** START **

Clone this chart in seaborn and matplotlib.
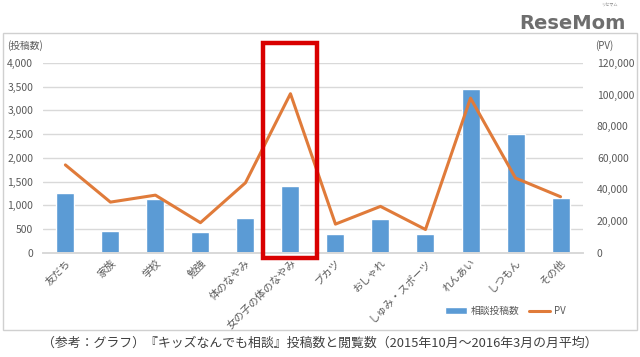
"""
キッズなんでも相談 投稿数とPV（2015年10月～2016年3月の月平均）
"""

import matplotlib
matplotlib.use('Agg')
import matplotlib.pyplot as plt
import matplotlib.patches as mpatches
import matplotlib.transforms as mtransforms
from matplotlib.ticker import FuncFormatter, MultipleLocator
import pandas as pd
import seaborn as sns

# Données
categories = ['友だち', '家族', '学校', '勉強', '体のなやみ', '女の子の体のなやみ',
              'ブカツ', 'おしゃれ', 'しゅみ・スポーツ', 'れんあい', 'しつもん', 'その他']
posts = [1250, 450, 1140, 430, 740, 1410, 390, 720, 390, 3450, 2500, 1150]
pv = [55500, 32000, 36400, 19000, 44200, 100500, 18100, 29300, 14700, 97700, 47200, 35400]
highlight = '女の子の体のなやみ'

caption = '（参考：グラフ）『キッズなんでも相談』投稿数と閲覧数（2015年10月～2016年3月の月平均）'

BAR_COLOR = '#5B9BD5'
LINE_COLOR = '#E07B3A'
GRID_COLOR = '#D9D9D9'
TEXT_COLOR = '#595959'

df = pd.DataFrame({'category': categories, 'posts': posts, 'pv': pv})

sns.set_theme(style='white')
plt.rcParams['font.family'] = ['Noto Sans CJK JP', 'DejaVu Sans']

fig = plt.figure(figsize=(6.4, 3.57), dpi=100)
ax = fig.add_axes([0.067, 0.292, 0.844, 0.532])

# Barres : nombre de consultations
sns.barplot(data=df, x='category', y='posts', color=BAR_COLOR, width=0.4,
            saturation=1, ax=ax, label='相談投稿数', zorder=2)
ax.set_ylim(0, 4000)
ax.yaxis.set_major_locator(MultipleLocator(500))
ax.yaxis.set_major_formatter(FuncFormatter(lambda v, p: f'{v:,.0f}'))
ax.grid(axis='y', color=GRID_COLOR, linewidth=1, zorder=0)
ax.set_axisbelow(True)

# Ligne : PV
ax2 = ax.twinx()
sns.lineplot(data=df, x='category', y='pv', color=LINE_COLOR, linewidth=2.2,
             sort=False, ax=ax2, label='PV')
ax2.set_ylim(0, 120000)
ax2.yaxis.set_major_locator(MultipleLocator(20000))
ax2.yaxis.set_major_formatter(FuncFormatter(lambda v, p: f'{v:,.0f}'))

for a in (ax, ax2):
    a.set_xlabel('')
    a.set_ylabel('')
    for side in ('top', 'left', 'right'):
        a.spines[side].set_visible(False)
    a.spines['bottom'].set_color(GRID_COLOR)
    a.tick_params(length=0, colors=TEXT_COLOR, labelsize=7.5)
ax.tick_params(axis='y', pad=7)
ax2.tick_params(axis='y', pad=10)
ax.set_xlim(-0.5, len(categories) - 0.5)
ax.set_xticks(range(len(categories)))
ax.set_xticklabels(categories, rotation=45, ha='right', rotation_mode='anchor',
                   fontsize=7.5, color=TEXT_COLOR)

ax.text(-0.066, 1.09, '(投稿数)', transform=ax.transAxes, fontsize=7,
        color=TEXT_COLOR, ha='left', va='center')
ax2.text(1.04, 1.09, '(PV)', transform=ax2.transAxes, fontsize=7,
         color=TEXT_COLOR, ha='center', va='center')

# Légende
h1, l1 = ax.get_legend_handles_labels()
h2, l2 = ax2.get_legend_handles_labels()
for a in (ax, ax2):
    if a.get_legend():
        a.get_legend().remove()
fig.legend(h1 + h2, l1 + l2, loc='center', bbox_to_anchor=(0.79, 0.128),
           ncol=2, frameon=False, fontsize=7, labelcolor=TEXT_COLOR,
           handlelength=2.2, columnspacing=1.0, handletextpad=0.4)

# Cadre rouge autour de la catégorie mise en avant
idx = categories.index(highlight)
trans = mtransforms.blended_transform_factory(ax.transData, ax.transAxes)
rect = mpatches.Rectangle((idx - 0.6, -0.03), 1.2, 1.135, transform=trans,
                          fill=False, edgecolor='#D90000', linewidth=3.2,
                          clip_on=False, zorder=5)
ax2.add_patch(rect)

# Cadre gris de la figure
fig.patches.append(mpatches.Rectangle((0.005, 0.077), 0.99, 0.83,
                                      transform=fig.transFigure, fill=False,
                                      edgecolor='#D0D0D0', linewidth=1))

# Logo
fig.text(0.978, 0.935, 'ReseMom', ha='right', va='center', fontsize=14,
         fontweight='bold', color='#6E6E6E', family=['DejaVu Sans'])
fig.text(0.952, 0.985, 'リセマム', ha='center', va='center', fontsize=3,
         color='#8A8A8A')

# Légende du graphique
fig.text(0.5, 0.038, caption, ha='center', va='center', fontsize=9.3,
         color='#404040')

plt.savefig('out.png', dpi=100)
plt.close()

** END **

* _Task description_
Read the data above and pull out each line that holds the string "matplotlib".

* _Reply_
Clone this chart in seaborn and matplotlib.
import matplotlib
matplotlib.use('Agg')
import matplotlib.pyplot as plt
import matplotlib.patches as mpatches
import matplotlib.transforms as mtransforms
from matplotlib.ticker import FuncFormatter, MultipleLocator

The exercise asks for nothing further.